Addressing the commencement crowd one final time Saturday, Leebron reiterated his gratitude for each and every member of the Rice community. He lauded their contributions to making the university such a warm and welcoming institution for the nearly two decades since he and his family left their lives in New York City behind, heading to the humid Gulf Coast for a new adventure.
“To our extraordinary students, graduate and undergraduate: Thank you,” Leebron said. “You have been a constant inspiration during these years. I ask only that you never underestimate what you can achieve. “
He extended his thanks “to our remarkable faculty, for showing us constantly that the world can indeed be changed through advancement of learning and of knowledge, and to our dedicated staff, who make possible everything that we do as both students and faculty.”
“Ping and I thank all of you from the bottom of our hearts for these last remarkable 18 years. Thank you, ”Leebron said, visibly overcome with emotion.

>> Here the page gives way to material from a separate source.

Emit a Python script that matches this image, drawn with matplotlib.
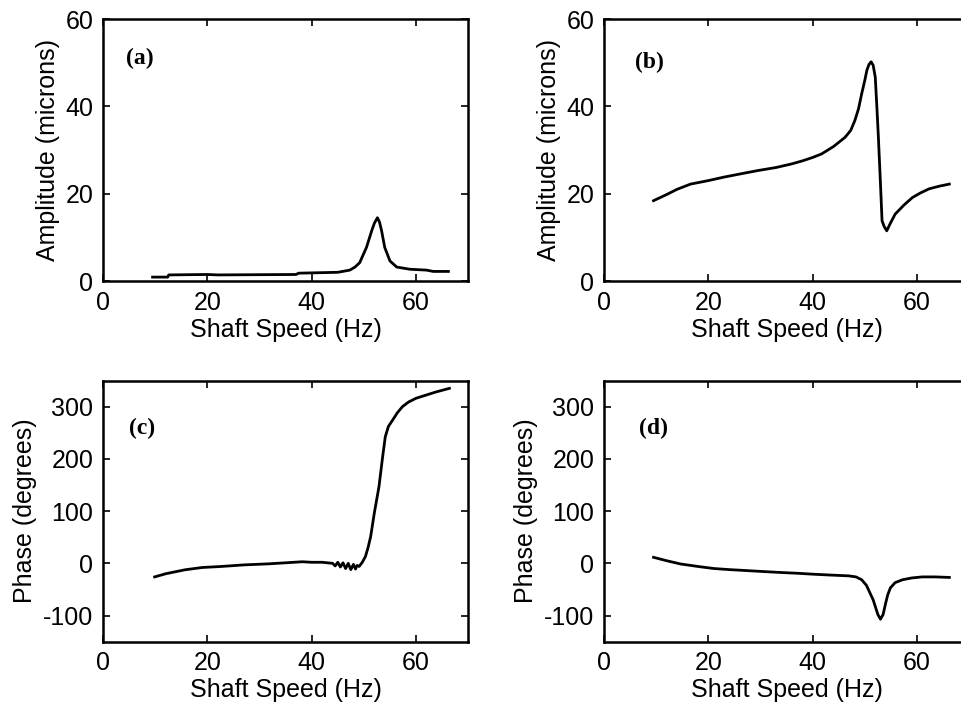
import matplotlib.pyplot as plt

# Shaft speed sweeps
a_speed = [9.5, 12.4, 12.6, 20, 22, 37, 37.5, 45, 47.3, 48.3, 49.2, 50.5, 51.5, 52.0,
           52.6, 53.0, 53.4, 54.0, 55.0, 56.3, 58.8, 62, 63.3, 66.2]
a_amp = [0.9, 0.9, 1.4, 1.5, 1.4, 1.5, 1.8, 2.0, 2.5, 3.2, 4.2, 7.7, 11.5, 13.2,
         14.5, 13.5, 11.5, 7.7, 4.6, 3.2, 2.7, 2.5, 2.2, 2.2]

b_speed = [9.5, 12, 14, 16.6, 20, 23, 26, 29.5, 33, 35.9, 38, 40, 41.7, 44, 46.2, 47.3,
           48.1, 48.8, 49.4, 50.0, 50.4, 50.8, 51.2, 51.6, 52.0, 52.3, 52.6, 53.0, 53.3,
           53.7, 54.2, 54.8, 55.8, 57.5, 59.1, 60.7, 62.3, 64.2, 66.2]
b_amp = [18.4, 19.8, 21.0, 22.2, 23.0, 23.8, 24.5, 25.3, 26.0, 26.8, 27.5, 28.3, 29.1,
         30.8, 32.9, 34.5, 36.8, 39.5, 42.9, 46.0, 48.3, 49.6, 50.2, 49.4, 46.7, 40,
         32.9, 22.2, 13.8, 12.5, 11.5, 13.0, 15.3, 17.4, 19.1, 20.2, 21.1, 21.7, 22.2]

c_speed = [9.9, 12, 15.7, 19, 22.7, 27, 31.7, 35, 38.2, 40, 42, 44, 44.5, 45, 45.5, 46,
           46.5, 47, 47.5, 48, 48.4, 48.7, 49.1, 49.7, 50.3, 50.8, 51.3, 52.0, 52.9, 53.6,
           54.1, 54.7, 55.5, 56.4, 57.4, 58.6, 60.0, 61.9, 63.8, 66.4]
c_phase = [-26, -20, -12.4, -8, -6, -3, -1, 1, 3, 2, 2, 0, -5, 2, -7, 1, -10, 0, -12, -2,
           -11, -4, -6, 2, 13, 30, 51, 96, 147, 204, 242, 262, 274, 288, 300, 309, 316,
           322, 328, 335]

d_speed = [9.5, 12, 14.7, 18, 21.1, 24, 27.5, 31, 34, 37, 40.4, 43.5, 46.9, 48.3, 49.4,
           50.3, 51.0, 51.6, 52.0, 52.5, 53.0, 53.5, 54.0, 54.4, 54.9, 55.8, 57.2, 59,
           61.0, 63.5, 66.2]
d_phase = [11.5, 5, -1.3, -6, -10, -12, -14, -16, -17.6, -19, -21, -22.5, -24, -26, -31.5,
           -42, -57, -70, -82.6, -98, -107, -98, -76, -60, -47, -37, -31.5, -28, -26, -26, -27]

panels = [
    ('(a)', a_speed, a_amp, 'amp', (4.5, 51)),
    ('(b)', b_speed, b_amp, 'amp', (6.0, 50)),
    ('(c)', c_speed, c_phase, 'phase', (5.0, 258)),
    ('(d)', d_speed, d_phase, 'phase', (6.7, 258)),
]

# axes boxes in figure fractions (right column runs past the edge as in the scan)
positions = [
    [0.1072, 0.6025, 0.380, 0.3706],
    [0.6285, 0.6025, 0.380, 0.3706],
    [0.1072, 0.0924, 0.380, 0.3694],
    [0.6285, 0.0924, 0.380, 0.3694],
]

plt.rcParams['font.family'] = ['Liberation Sans', 'DejaVu Sans']
plt.rcParams['axes.unicode_minus'] = False
fig = plt.figure(figsize=(9.61, 7.07), dpi=100)

for (tag, xs, ys, kind, lab_pos), pos in zip(panels, positions):
    ax = fig.add_axes(pos)
    ax.plot(xs, ys, color='black', linewidth=2.0)
    ax.set_xlim(0, 70)
    ax.set_xticks([0, 20, 40, 60])
    if kind == 'amp':
        ax.set_ylim(0, 60)
        ax.set_yticks([0, 20, 40, 60])
        ax.set_ylabel('Amplitude (microns)', fontsize=18, labelpad=4)
    else:
        ax.set_ylim(-150, 350)
        ax.set_yticks([-100, 0, 100, 200, 300])
        ax.set_ylabel('Phase (degrees)', fontsize=18, labelpad=4)
    ax.set_xlabel('Shaft Speed (Hz)', fontsize=18, labelpad=2)
    ax.tick_params(direction='in', top=True, right=True, length=5, width=1.2,
                   labelsize=18, pad=7)
    for sp in ax.spines.values():
        sp.set_linewidth(1.8)
    ax.text(lab_pos[0], lab_pos[1], tag, family='Liberation Serif', fontsize=17,
            fontweight='bold', ha='left', va='center')

fig.savefig('out.png', dpi=100)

The festivities were two days of joyful tears, jubilation and exultation from students who never could have predicted the global pandemic that made their years at Rice so uniquely challenging.
But one indelible moment in particular stands out. After hundreds of graduating seniors were recognized by Leebron Friday night, only one student remained: Mei Leebron, the outgoing president’s daughter, the proud Duncan College member and Visual and Dramatic Arts major who grew up inside the hedges before attending the school her parents have served for most of her life.
The Leebrons wrapped their arms around each other, sharing a few private words as the crowd applauded. The fireworks show that followed was a thrilling sendoff. But more stirring than the pyrotechnics was the sight of Rice’s president and one special student, a father and daughter in loving embrace before a crowd of graduates ready to inherit the world.